Chris Thompson, director of Metro Pittsburgh Youth for Christ, said everything fell into place to establish the local chapter’s first youth center in Canonsburg.
When the organization heard the former National Guard armory next to Canonsburg Middle School was going up for sale, they knew the building and location were perfect. Yet the center only became a reality about a week before sale bids closed, at which time a donor gave Youth for Christ more than $200,000 to purchase the armory.
“The timing of the gift was really kind of miraculous,” Thompson said. The donor does not wish to be named.
While the organization still needs about $450,000 to fully renovate the building, the first phase of construction will begin next week. Thompson and others involved with the project hope the Armory Youth Center will open by fall for the new school year.
By the time its doors open to middle- and high-school students, the center will have a newly renovated gymnasium with bleachers, a batting cage and basketball court. After that is completed, organizers hope to construct a fitness center, recreation room with pool and ping-pong tables, a kitchen, lounge and additional space for educational programs.

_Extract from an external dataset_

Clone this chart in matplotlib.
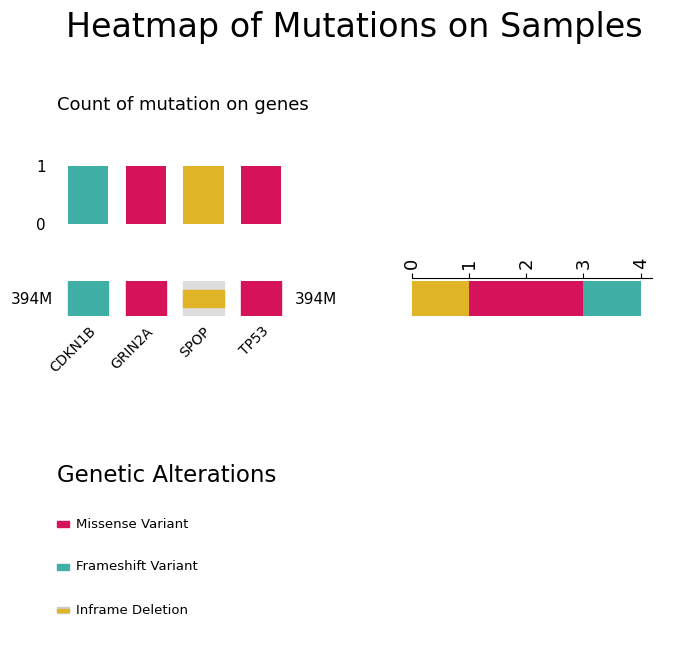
import matplotlib
matplotlib.use('Agg')
import matplotlib.pyplot as plt
from matplotlib.patches import Rectangle

genes = ['CDKN1B', 'GRIN2A', 'SPOP', 'TP53']
gene_type = ['Frameshift Variant', 'Missense Variant', 'Inframe Deletion', 'Missense Variant']
counts = [1, 1, 1, 1]
sample = '394M'
type_order = ['Inframe Deletion', 'Missense Variant', 'Frameshift Variant']
type_counts = [1, 2, 1]
colors = {'Missense Variant': '#d6135a', 'Frameshift Variant': '#40b0a6',
          'Inframe Deletion': '#dfb527'}

W, H = 699, 668
fig = plt.figure(figsize=(W / 100, H / 100), dpi=100)

def px(x0, y0, x1, y1):
    return fig.add_axes([x0 / W, 1 - y1 / H, (x1 - x0) / W, (y1 - y0) / H])

fig.text(354 / W, 1 - 28 / H, 'Heatmap of Mutations on Samples', ha='center', va='center', fontsize=24)
fig.text(57 / W, 1 - 105 / H, 'Count of mutation on genes', ha='left', va='center', fontsize=13)

# top bar
ax = px(59.5, 166, 290, 224)
for i, g in enumerate(genes):
    ax.bar(i, counts[i], width=0.7, color=colors[gene_type[i]])
ax.set_xlim(-0.5, 3.5)
ax.set_ylim(0, 1)
ax.set_yticks([0, 1])
ax.tick_params(axis='y', length=0, labelsize=11, pad=10)
ax.set_xticks([])
for s in ax.spines.values():
    s.set_visible(False)

# heatmap row
ax = px(59.5, 281, 290, 316)
for i, g in enumerate(genes):
    t = gene_type[i]
    if t == 'Inframe Deletion':
        ax.add_patch(Rectangle((i - 0.35, 0), 0.7, 1, color='#dddddd'))
        ax.add_patch(Rectangle((i - 0.35, 0.25), 0.71, 0.5, color=colors[t]))
    else:
        ax.add_patch(Rectangle((i - 0.35, 0), 0.7, 1, color=colors[t]))
ax.set_xlim(-0.5, 3.5)
ax.set_ylim(0, 1)
ax.set_xticks(range(len(genes)))
ax.set_xticklabels(genes, rotation=45, ha='right', rotation_mode='anchor', fontsize=10)
ax.set_yticks([])
ax.tick_params(axis='x', length=0, pad=6)
for s in ax.spines.values():
    s.set_visible(False)
fig.text(53 / W, 1 - 299 / H, sample, ha='right', va='center', fontsize=11)
fig.text(295 / W, 1 - 299 / H, sample, ha='left', va='center', fontsize=11)

# right stacked bar
ax = px(412, 281, 652, 316)
left = 0
for t, c in zip(type_order, type_counts):
    ax.barh(0, c, left=left, height=1, color=colors[t])
    left += c
ax.set_xlim(0, 4.2)
ax.set_ylim(-0.5, 0.5)
ax.xaxis.tick_top()
ax.set_xticks([0, 1, 2, 3, 4])
ax.tick_params(axis='x', labelsize=13, labelrotation=90)
ax.set_yticks([])
for k in ['bottom', 'left', 'right']:
    ax.spines[k].set_visible(False)
ax.spines['top'].set_position(('outward', 2))

# legend
fig.text(57 / W, 1 - 475 / H, 'Genetic Alterations', ha='left', va='center', fontsize=16.5)
for j, t in enumerate(['Missense Variant', 'Frameshift Variant', 'Inframe Deletion']):
    y = 524 + 43 * j
    if t == 'Inframe Deletion':
        fig.patches.append(Rectangle((57 / W, 1 - (y + 3) / H), 12 / W, 6 / H, color='#cccccc', transform=fig.transFigure))
        fig.patches.append(Rectangle((57 / W, 1 - (y + 1.5) / H), 12 / W, 3 / H, color=colors[t], transform=fig.transFigure))
    else:
        fig.patches.append(Rectangle((57 / W, 1 - (y + 3) / H), 12 / W, 6 / H, color=colors[t], transform=fig.transFigure))
    fig.text(76 / W, 1 - y / H, t, ha='left', va='center', fontsize=9.5)

fig.savefig('out.png', dpi=100)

The two-story, historical landmark was built in 1938 and closed in 2010 after the National Guard restructured its unit bases. The armory was used by troops who served in the 103rd Medical Regiment, which was heavily involved in the Battle of the Bulge and fighting in the Philippines during World War II.
The Armory Youth Center recycled the National Guard’s motto, “Always Ready, Always There,” instead applying it to the children and teenagers it will help.
Buzz Gardner, capital campaign chairman, said the youth center is much needed in Canonsburg because there’s a high number of single-parent households and families whose incomes fall below the poverty line.
“Naturally, that means that parent is probably out working and not able to spend full time with the kids, so there’s a lot of at-risk kids out there with time on their hands,” Gardner said.
Gardner’s son, JR Gardner, will serve as director of the youth center once it is open.
Youth for Christ believes teenagers who do not participate in after-school programs are three times more likely to skip classes, use drugs and drink alcohol. Gardner said they are working with Canon-McMillan School District to develop programs that would interest students and are not currently offered in school.
In the meantime, they are applying for all the grants they can find. Gardner said they will accept private donations and are “looking for someone to step up” to help put their vision into action.